Degradation concerns affect long-term component lifespan when running sustained high voltages. Excessive voltage accelerates electromigration where electrical current physically moves metal atoms in chip interconnects, eventually causing failures. Modern components withstand reasonable overclocking without significant degradation, but running maximum safe voltages 24/7 for years potentially reduces lifespan. Conservative overclocking with modest voltage increases provides performance gains without meaningful degradation risk.
Safety margins built into modern components prevent catastrophic failures from reasonable overclocking attempts. GPUs include power limits preventing excessive current draw. CPUs feature thermal protection that throttles or shuts down when temperatures exceed specifications. Voltage controllers limit maximum voltage preventing damage from input errors. These protections make it nearly impossible to destroy modern components through software overclocking, though extreme settings can still cause crashes requiring system resets.
GPU overclocking: maximizing graphics performance
Graphics card overclocking provides the most significant performance improvements for gaming since GPU processing directly determines frame rendering speed. Most modern games stress graphics cards more than other components, making GPU overclocking the highest-impact optimization for competitive gaming performance. The process involves increasing core clock speeds, memory frequencies, and power limits while managing temperatures through fan curve adjustments.

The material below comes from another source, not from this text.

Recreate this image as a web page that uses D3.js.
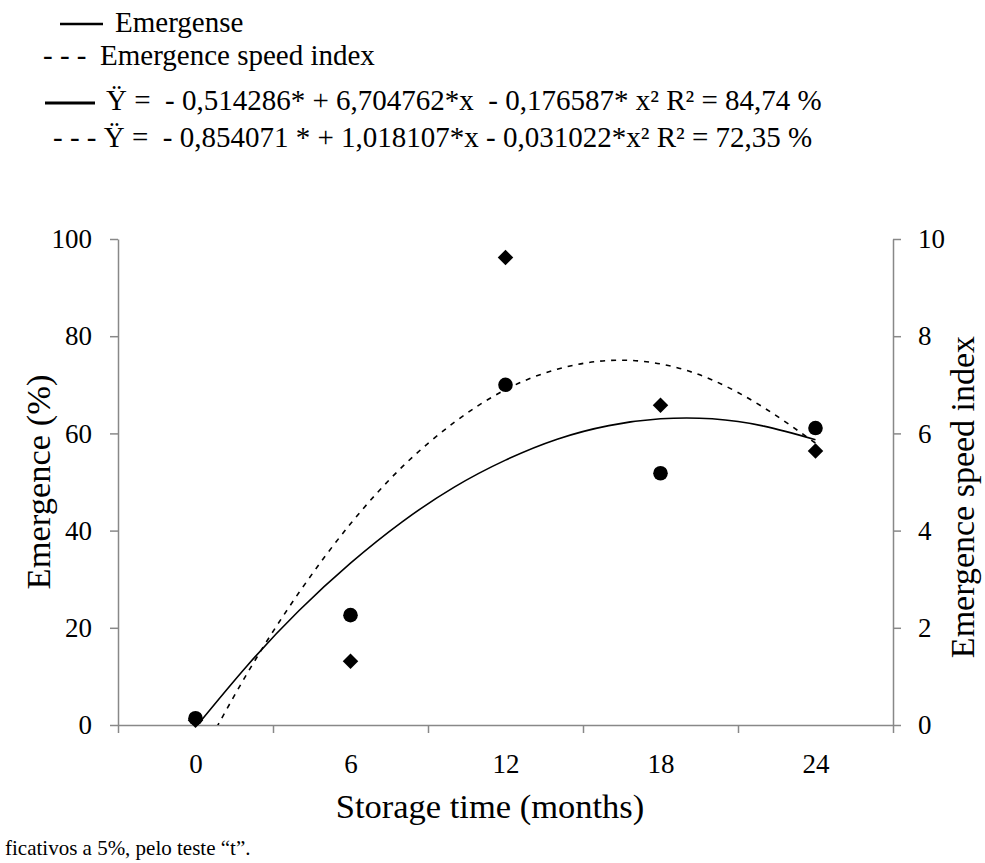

MSI Afterburner represents the industry standard GPU overclocking tool supporting NVIDIA, AMD, and Intel graphics cards through a unified interface. Download Afterburner from MSI’s official website and install without bloatware by declining bundle offers. The interface displays sliders controlling core clock, memory clock, power limit, temperature limit, and fan speed. These controls provide comprehensive GPU tuning without requiring BIOS modifications or hardware changes.
Baseline benchmarking before overclocking establishes performance metrics for comparison. Run 3DMark Time Spy or your preferred games’ built-in benchmarks recording average FPS, minimum FPS, maximum temperatures, and GPU utilization percentages. These baseline measurements reveal how much performance overclocking adds and whether thermal headroom exists for aggressive tuning.
Power limit increases should be the first adjustment since modern GPUs often artificially restrict performance below cooling system capabilities. Slide the power limit to maximum, typically 110-120% depending on card model. This change alone often provides 5-10% performance gains by allowing sustained boost clocks during gaming rather than throttling to stay within restrictive power budgets. Apply the setting and test to verify temperatures remain acceptable.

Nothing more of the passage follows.